LEE: Well mediation is it's, ah it's an informal method of bringing parties together to resolve a dispute go and in fact the law has a definition of what a mediation is and what its goals should be, which is basically to settle the claim.
DAN: OK so let me.. let me ask you a question, so that Bill was a successful piece of legislation. I mean Senator Hancock introduced that bill and I would argue that parts of it have been incredibly successful. What's going on? Well what happened?
LEE: Well what continues to happen is that delta that I've discussed previously keeps increasing, the delta between what the patient has paid, what we have settled the claim at and what the physician charges, it just keeps, the charges keep going up and the amount in controversy becomes larger and larger and so it's it's
LEE: Concerning consumers. I mean that truly they're bothered by the bills that they receive.

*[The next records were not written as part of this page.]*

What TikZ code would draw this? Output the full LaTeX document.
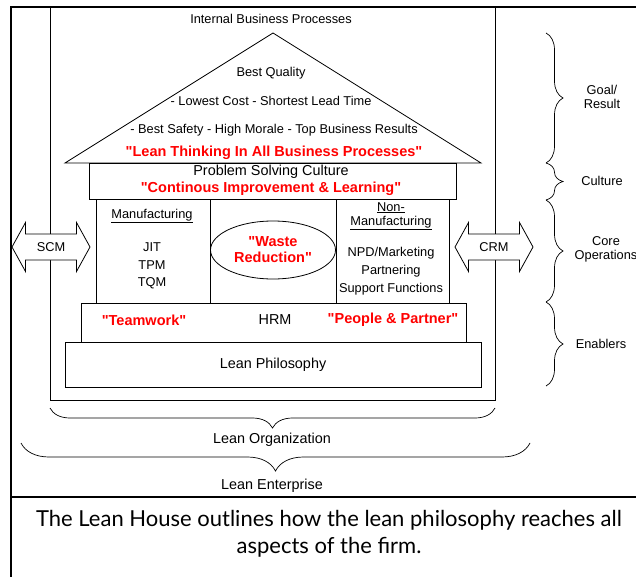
\documentclass[tikz,border=0pt]{standalone}
\usepackage{fontspec}
\setmainfont{Liberation Sans}
\newfontfamily\capfont{Lato}
\usetikzlibrary{shapes.geometric,decorations.pathreplacing}

\begin{document}
\begin{tikzpicture}[x=1pt,y=-1pt,
frame/.style={line width=2.4pt},
box/.style={draw,line width=0.8pt,inner sep=0pt},
txt/.style={font=\fontsize{12.8}{14}\selectfont,inner sep=0pt,align=center},
bigtxt/.style={font=\fontsize{14.4}{16}\selectfont,inner sep=0pt},
redtxt/.style={font=\fontsize{14.5}{16}\selectfont\bfseries,text=red,inner sep=0pt,align=center},
arr/.style={line width=0.8pt,line join=miter,fill=white},
brc/.style={decorate,decoration={brace,amplitude=#1},line width=0.7pt}]

\useasboundingbox (0,0) rectangle (636,577);

% outer frame and caption
\draw[frame] (11,580) -- (11,7) -- (640,7);

\draw[frame] (11,497) -- (640,497);

\node[font=\capfont\fontsize{22}{27.5}\selectfont,align=center,inner sep=0pt] (cap) at (329,534) {The Lean House outlines how the lean philosophy reaches all\\aspects of the firm.};

% lean organization
\node[box,minimum width=445pt,minimum height=393pt] (org) at (272.5,203.5) {};

\node[txt] (ibp) at (271,19) {Internal Business Processes};

% roof
\coordinate (rl) at (65,163);
\coordinate (rt) at (273,33);
\coordinate (rr) at (481,163);
\draw[line width=0.8pt] (rl) -- (rt) -- (rr) -- cycle;

\node[txt] (g1) at (271,73) {Best Quality};

\node[txt] (g2) at (271,101) {- Lowest Cost - Shortest Lead Time};

\node[txt] (g3) at (274,130) {- Best Safety - High Morale - Top Business Results};

\node[redtxt] (g4) at (274,153) {\textquotedbl Lean Thinking In All Business Processes\textquotedbl};

% culture
\node[box,minimum width=367pt,minimum height=36pt] (cult) at (272.5,181) {};

\node[bigtxt] (psc) at (271,172) {Problem Solving Culture};

\node[redtxt] (cil) at (271,189) {\textquotedbl Continous Improvement \& Learning\textquotedbl};

% pillars
\node[box,minimum width=114pt,minimum height=104pt] (mfg) at (153,251) {};

\node[box,minimum width=126pt,minimum height=104pt] (mid) at (273,251) {};

\node[box,minimum width=113pt,minimum height=104pt] (nmfg) at (392.5,251) {};

\node[txt] (mh) at (152,216) {\underline{Manufacturing}};

\node[txt] (jit) at (152,247) {JIT};
\node[txt] (tpm) at (152,265) {TPM};
\node[txt] (tqm) at (152,283) {TQM};

\node[ellipse,draw,line width=0.8pt,minimum width=125pt,minimum height=58pt,inner sep=0pt] (wr) at (273,250) {};

\node[redtxt] (wrt) at (273,250) {\textquotedbl Waste\\Reduction\textquotedbl};

\node[txt] (nh) at (391,216) {\underline{Non-}\\\underline{Manufacturing}};

\node[txt] (npd) at (391,253) {NPD/Marketing};
\node[txt] (par) at (391,271) {Partnering};
\node[txt] (sf) at (391,289) {Support Functions};

% side arrows
\coordinate (scm) at (51,247);
\draw[arr] (scm) ++(-39,0) -- ++(13.5,-24.5) -- ++(0,11.5) -- ++(51,0) -- ++(0,-11.5) -- ++(13.5,24.5) -- ++(-13.5,24.5) -- ++(0,-11.5) -- ++(-51,0) -- ++(0,11.5) -- cycle;
\node[txt] (scmt) at (scm) {SCM};

\coordinate (crm) at (494,247);
\draw[arr] (crm) ++(-39,0) -- ++(13.5,-24.5) -- ++(0,11.5) -- ++(51,0) -- ++(0,-11.5) -- ++(13.5,24.5) -- ++(-13.5,24.5) -- ++(0,-11.5) -- ++(-51,0) -- ++(0,11.5) -- cycle;
\node[txt] (crmt) at (crm) {CRM};

% enablers
\node[box,minimum width=385pt,minimum height=39pt] (hrm) at (273.5,322.5) {};

\node[redtxt] (tw) at (144,320) {\textquotedbl Teamwork\textquotedbl};
\node[bigtxt] (hr) at (275,320) {HRM};
\node[redtxt] (pp) at (393,320) {\textquotedbl People \& Partner\textquotedbl};

\node[box,bigtxt,minimum width=416pt,minimum height=45pt] (phil) at (273,364.5) {Lean Philosophy};

% right braces
\coordinate (b0) at (546,33);
\coordinate (b1) at (546,163);
\coordinate (b2) at (546,200);
\coordinate (b3) at (546,302);
\coordinate (b4) at (546,386);

\draw[brc=17pt] (b0) -- (b1);
\draw[brc=17pt] (b1) -- (b2);
\draw[brc=17pt] (b2) -- (b3);
\draw[brc=17pt] (b3) -- (b4);

\node[txt] (goal) at (602,97) {Goal/\\Result};
\node[txt] (cu) at (602,181) {Culture};
\node[txt] (core) at (606,249) {Core\\Operations};
\node[txt] (en) at (601,344) {Enablers};

% bottom braces
\coordinate (o1) at (495,408);
\coordinate (o2) at (50,408);
\draw[brc=20pt] (o1) -- (o2);
\node[bigtxt] (lo) at (272,440) {Lean Organization};

\coordinate (e1) at (530,443);
\coordinate (e2) at (21,443);
\draw[brc=28pt] (e1) -- (e2);
\node[bigtxt] (le) at (272,486) {Lean Enterprise};

\end{tikzpicture}
\end{document}
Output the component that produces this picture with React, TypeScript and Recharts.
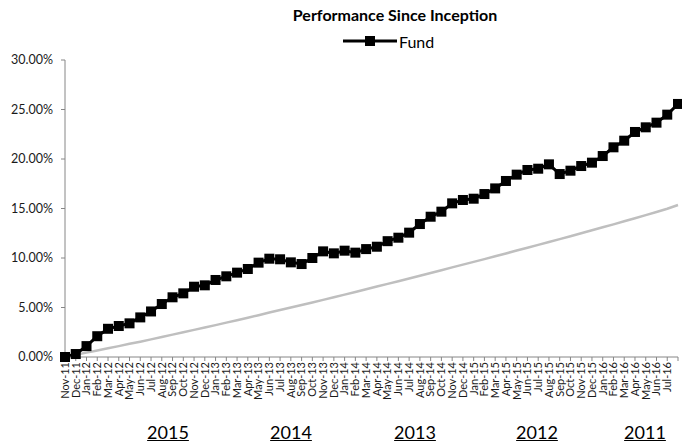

ROSS: So Dr. McCoy just to kind of put some numbers to that to help illustrate how it is a growing problem you know that that's addressed by these mediation right. So, the Texas Tribune recently reported that in 2013 the state of Texas had forty three requests for mediation. That was in 2013. In 2019 we expect to receive eight thousand. So that's from 43 to eight thousand in just five years. I think that clearly demonstrates that this is a growing problem.
DAN: So what else needs to be done to fix the problem.
LEE: Well Senator Kay Hancock has actually already filed legislation that provides his answer to that question. And basically it is… it's time to take the patient out of the mediation, take the patient out of the middle if you will and allow the carrier and the provider to mediate the settlement amongst themselves. In addition, Senator Hancock has proposed that the payment standards that TDI has put into place which has emboldened the charge.. charges that increase. That standard needs to be removed so he changes the standard and requires the carriers to pay a reasonable amount and of course it actually benefits us to pay a reasonable amount because one we make sure that the appropriate financial responsibilities placed on the shoulders of our members if we pay the correct amount. But it also means that if we do it appropriately, we'll have fewer mediations in general.
DAN: I guess the issue is that this legislation is in the session today doesn't mean it's going to pass although it seems like it's needed or something similar like that is needed but until then there are some things consumers could do to protect themselves. Right. You could try to stay in network that's going to do... that's going to help you because if you stay in network your insurance benefits are going to apply and I guess also ask a lot of questions whether or not you're going to be exposed to an out of network provider. I know that is an easy statement to say but it's hard right. Because you could have an emergency you could have a surgery and maybe you get exposed in the hospital to an anesthesiologist or possibly some other kind of testing that's not network. Is that fair?
LEE: That is fair. You do as much planning as you can and then on the back end when you do receive a bill from an out of network provider. Understand that if you're covered by a fully insured plan you have a form you do have a mechanism to try and reduce and bring that bill down to something that's much more reasonable and in line with what the market would otherwise demand. Maybe Senator Hancock's successful and the that won't have to be triggered by an enrollee or a member in the future but for right now as an enrollee that's what's available to you.
DAN: Well, Lee, thanks for being here and Ross thanks for being here. Thanks for joining us for this episode of Blue Promise here in Austin Texas. One of the biggest concerns here is that the patient is being held accountable for something that is out of their control. It sounds like the best legislative approach is ensuring that they are held harmless. Thanks for joining us for this episode of Blue Promise.